-- START OF The input --
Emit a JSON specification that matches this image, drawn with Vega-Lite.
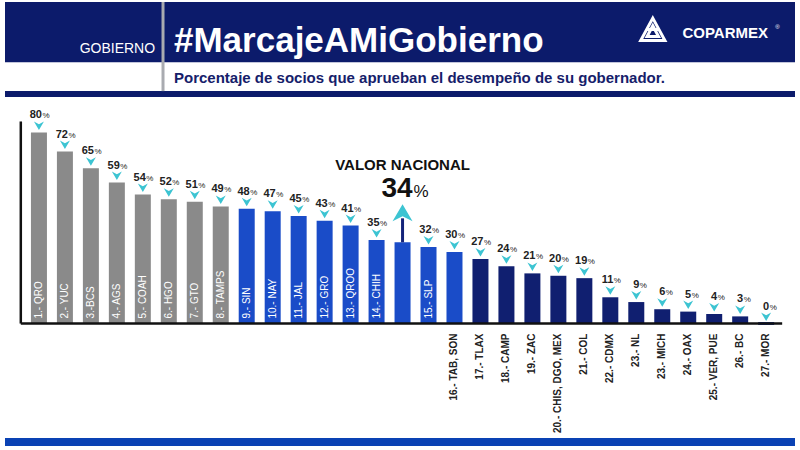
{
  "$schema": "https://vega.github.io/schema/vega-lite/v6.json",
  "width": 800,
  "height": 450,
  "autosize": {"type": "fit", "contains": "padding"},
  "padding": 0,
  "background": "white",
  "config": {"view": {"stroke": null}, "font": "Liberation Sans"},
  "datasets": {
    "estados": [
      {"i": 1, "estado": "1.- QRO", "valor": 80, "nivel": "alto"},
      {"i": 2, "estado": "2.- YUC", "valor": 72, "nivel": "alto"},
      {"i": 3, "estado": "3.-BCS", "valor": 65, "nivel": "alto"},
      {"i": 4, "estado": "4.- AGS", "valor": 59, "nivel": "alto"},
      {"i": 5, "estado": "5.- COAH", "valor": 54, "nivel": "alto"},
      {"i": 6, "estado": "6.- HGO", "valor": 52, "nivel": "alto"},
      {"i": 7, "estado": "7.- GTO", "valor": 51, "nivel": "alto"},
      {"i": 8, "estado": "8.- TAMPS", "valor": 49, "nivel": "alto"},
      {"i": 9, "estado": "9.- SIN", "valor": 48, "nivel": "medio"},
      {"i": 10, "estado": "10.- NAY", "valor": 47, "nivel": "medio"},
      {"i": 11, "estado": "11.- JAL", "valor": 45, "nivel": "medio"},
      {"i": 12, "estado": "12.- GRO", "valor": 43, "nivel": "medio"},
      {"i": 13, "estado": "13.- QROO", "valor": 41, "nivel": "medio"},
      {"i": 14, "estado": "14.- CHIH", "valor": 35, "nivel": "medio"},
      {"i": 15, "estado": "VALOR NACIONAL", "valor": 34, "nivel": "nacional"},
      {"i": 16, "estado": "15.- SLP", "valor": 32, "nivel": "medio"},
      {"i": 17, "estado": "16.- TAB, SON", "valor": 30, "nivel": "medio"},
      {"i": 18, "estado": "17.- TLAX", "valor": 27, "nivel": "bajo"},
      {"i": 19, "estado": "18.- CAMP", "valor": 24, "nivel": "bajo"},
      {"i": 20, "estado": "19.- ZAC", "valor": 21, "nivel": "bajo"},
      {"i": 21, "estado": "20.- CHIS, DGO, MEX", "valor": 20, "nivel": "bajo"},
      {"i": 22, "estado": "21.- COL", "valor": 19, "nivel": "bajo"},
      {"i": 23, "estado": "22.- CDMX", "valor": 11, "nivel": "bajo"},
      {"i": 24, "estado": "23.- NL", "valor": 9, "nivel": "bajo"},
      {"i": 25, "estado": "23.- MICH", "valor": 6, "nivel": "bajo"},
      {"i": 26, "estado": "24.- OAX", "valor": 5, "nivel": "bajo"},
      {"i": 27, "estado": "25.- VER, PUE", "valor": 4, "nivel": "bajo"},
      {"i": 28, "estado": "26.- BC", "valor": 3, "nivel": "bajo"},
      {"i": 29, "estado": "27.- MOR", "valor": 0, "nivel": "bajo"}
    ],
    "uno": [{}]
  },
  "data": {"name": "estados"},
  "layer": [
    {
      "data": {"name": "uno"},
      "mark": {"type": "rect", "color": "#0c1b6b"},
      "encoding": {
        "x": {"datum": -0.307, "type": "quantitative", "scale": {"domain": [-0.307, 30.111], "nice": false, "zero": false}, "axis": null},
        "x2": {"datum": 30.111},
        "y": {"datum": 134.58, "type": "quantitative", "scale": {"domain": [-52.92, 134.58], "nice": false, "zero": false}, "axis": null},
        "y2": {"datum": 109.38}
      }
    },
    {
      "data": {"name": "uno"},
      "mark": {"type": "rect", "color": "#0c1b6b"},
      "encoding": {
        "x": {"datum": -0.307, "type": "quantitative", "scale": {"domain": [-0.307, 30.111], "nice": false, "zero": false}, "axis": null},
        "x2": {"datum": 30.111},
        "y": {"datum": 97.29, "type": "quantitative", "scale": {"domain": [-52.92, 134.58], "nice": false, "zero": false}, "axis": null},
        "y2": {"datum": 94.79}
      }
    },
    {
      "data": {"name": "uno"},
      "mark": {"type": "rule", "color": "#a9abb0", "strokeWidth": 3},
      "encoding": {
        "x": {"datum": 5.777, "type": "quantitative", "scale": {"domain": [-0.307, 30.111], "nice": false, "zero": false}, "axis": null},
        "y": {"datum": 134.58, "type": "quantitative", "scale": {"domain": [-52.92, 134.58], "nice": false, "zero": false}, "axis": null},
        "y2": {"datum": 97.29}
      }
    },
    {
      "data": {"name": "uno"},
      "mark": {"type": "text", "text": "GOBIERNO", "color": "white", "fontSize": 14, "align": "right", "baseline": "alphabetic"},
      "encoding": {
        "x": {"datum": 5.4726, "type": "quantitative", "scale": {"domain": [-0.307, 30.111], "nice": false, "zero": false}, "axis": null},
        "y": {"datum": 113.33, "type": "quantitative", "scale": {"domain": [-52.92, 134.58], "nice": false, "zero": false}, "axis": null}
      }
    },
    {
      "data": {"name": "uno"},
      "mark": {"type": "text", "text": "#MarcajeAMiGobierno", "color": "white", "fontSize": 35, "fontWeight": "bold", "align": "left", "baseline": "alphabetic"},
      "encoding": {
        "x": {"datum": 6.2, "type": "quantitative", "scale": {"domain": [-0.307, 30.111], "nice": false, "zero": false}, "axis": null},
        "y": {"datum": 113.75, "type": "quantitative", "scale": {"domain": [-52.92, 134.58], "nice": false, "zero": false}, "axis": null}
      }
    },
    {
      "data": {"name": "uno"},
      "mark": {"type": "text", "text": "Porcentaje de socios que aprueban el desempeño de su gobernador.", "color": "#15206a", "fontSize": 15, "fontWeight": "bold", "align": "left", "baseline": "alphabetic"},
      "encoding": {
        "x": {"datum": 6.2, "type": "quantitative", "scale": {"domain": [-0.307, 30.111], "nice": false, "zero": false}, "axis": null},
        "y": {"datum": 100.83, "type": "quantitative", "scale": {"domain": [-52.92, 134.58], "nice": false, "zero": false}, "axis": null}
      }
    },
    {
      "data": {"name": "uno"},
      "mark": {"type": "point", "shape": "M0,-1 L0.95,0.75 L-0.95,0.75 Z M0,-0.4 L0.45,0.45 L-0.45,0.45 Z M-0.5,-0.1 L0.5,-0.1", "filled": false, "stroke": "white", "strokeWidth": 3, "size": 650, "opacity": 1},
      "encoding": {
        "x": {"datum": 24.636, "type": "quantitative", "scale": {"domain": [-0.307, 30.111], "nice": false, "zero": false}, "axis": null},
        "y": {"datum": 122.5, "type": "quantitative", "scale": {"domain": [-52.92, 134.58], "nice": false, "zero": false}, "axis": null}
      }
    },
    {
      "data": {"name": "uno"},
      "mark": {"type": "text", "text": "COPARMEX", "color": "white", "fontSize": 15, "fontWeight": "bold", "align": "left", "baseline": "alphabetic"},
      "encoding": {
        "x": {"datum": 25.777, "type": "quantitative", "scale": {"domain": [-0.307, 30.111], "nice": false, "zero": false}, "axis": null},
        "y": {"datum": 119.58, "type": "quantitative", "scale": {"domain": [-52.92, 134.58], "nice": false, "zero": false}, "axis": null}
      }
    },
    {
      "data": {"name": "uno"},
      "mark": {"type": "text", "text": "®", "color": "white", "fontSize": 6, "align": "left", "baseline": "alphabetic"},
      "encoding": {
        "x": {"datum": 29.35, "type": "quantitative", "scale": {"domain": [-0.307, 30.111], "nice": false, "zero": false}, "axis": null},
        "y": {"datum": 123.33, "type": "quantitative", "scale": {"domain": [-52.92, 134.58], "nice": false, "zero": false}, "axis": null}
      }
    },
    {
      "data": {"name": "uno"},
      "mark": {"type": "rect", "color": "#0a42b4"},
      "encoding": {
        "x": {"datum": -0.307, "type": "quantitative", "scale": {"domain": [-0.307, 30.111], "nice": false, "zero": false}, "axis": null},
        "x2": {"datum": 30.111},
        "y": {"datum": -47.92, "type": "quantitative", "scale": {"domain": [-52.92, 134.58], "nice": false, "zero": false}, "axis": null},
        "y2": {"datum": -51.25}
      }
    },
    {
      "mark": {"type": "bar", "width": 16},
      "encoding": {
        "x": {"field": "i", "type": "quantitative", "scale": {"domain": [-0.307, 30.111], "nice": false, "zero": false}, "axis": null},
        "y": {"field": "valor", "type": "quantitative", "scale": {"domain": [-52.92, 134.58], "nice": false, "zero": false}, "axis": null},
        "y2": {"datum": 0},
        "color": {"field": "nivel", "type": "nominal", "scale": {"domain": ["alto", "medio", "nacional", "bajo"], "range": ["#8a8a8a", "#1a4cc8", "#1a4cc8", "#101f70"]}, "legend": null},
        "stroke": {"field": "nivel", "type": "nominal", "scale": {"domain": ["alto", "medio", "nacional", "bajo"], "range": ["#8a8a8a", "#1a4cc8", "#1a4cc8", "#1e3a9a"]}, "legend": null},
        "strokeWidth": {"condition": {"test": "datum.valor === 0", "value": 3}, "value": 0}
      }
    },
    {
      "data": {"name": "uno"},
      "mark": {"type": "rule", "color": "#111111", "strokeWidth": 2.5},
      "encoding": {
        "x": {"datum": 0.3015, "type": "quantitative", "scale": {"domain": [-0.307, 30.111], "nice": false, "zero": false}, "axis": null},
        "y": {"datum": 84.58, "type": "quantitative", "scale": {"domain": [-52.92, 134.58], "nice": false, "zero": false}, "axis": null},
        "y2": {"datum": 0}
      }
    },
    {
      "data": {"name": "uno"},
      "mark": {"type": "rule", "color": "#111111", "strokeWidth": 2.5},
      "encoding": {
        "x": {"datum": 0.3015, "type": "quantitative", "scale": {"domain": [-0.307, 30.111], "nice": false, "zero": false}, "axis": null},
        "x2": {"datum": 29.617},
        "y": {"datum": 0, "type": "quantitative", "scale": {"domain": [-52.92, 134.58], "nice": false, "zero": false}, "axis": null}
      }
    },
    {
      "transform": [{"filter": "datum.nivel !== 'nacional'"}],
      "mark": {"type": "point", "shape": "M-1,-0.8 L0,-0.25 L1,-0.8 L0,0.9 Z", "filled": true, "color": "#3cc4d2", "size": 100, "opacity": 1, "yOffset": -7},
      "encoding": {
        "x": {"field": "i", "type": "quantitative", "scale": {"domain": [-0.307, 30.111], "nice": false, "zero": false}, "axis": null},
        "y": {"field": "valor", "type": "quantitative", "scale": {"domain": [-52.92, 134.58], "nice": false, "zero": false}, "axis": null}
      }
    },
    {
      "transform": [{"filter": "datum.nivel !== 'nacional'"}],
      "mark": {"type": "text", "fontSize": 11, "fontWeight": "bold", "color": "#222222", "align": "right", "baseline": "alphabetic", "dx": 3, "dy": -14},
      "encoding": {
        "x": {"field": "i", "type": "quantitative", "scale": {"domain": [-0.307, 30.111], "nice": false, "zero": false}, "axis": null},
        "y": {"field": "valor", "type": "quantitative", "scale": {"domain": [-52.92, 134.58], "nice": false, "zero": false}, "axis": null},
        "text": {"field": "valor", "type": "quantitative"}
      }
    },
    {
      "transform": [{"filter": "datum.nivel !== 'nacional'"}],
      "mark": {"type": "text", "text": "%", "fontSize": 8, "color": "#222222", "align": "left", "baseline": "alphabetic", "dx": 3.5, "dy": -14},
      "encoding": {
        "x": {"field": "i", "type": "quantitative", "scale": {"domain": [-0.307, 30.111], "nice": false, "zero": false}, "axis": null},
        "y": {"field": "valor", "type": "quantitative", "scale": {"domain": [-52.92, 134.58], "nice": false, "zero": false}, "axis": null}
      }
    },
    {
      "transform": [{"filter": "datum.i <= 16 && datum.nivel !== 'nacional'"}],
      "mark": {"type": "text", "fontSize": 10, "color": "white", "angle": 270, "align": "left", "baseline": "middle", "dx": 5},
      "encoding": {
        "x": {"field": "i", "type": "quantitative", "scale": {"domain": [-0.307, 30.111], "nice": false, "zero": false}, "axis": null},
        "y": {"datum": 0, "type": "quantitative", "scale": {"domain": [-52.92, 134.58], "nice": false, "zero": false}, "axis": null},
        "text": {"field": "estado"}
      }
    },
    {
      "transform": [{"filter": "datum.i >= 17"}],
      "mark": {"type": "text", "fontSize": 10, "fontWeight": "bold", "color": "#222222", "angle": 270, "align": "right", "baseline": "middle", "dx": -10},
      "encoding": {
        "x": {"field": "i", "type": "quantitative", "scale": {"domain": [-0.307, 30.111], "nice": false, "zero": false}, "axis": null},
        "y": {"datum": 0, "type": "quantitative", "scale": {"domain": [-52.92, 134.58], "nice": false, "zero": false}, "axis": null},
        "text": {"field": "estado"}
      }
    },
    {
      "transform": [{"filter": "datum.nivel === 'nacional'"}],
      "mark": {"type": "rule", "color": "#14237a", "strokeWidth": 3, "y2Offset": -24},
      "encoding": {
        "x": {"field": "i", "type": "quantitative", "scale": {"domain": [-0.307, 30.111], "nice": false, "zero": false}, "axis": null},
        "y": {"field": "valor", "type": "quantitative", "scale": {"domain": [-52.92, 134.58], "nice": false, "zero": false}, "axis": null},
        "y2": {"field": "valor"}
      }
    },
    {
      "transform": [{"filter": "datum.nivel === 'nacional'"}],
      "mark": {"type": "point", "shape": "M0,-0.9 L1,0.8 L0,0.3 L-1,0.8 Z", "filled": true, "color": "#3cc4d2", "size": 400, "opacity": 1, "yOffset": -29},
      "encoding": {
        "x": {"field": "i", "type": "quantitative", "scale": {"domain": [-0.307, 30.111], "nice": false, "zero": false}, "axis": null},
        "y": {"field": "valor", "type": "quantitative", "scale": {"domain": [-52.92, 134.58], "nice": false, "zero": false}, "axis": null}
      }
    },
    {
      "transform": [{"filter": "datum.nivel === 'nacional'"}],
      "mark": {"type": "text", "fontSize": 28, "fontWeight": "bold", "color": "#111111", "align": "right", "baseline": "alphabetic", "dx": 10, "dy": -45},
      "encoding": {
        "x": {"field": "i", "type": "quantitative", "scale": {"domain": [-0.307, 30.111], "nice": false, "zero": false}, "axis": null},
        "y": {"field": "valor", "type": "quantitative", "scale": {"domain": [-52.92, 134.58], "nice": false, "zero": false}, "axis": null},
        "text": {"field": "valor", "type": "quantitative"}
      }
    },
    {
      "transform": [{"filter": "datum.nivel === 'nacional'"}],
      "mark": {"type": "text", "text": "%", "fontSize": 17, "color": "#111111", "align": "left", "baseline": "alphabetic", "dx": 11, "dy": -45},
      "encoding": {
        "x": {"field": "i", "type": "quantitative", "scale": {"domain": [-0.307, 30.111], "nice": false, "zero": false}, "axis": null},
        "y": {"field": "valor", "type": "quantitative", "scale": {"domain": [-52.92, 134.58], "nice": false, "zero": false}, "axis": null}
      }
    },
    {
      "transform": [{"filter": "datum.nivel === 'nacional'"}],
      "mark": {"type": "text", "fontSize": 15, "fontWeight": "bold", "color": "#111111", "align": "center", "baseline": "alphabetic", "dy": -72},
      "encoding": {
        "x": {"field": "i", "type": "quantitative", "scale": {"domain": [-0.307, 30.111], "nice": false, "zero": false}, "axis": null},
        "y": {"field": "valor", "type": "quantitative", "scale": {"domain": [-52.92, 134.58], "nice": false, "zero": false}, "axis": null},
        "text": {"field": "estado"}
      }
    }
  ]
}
-- END OF The input --
-- START OF The input --
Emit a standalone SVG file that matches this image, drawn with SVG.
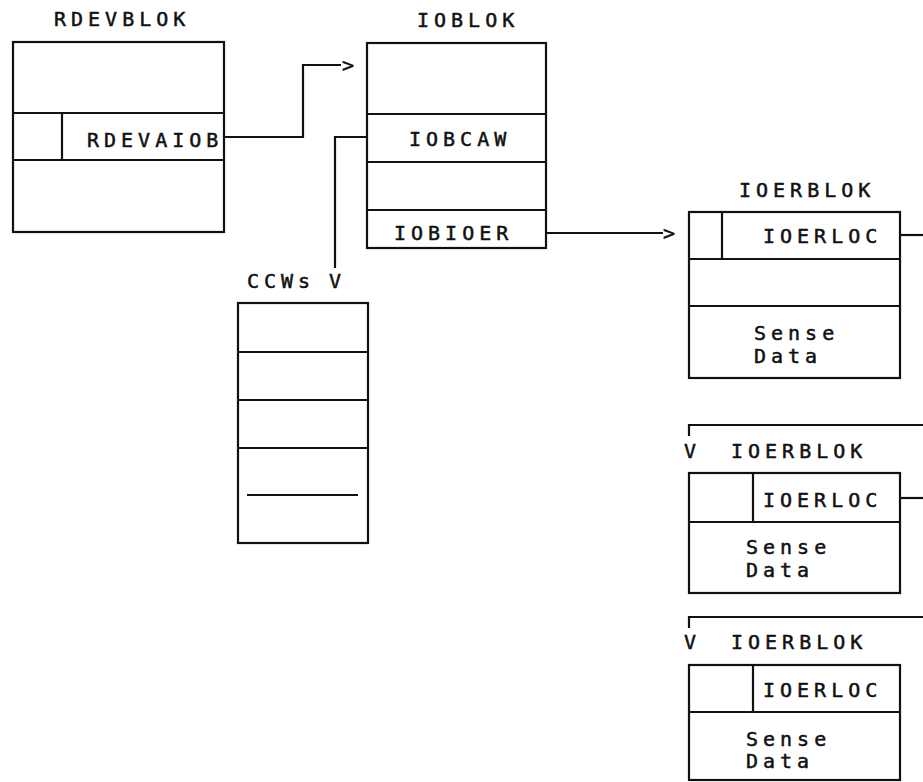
-- END OF The input --
*What to work on*: Copy each line above containing the string "that".

*Result of this exercise*:
Emit a JSON specification that matches this image, drawn with Vega-Lite.
Emit a standalone SVG file that matches this image, drawn with SVG.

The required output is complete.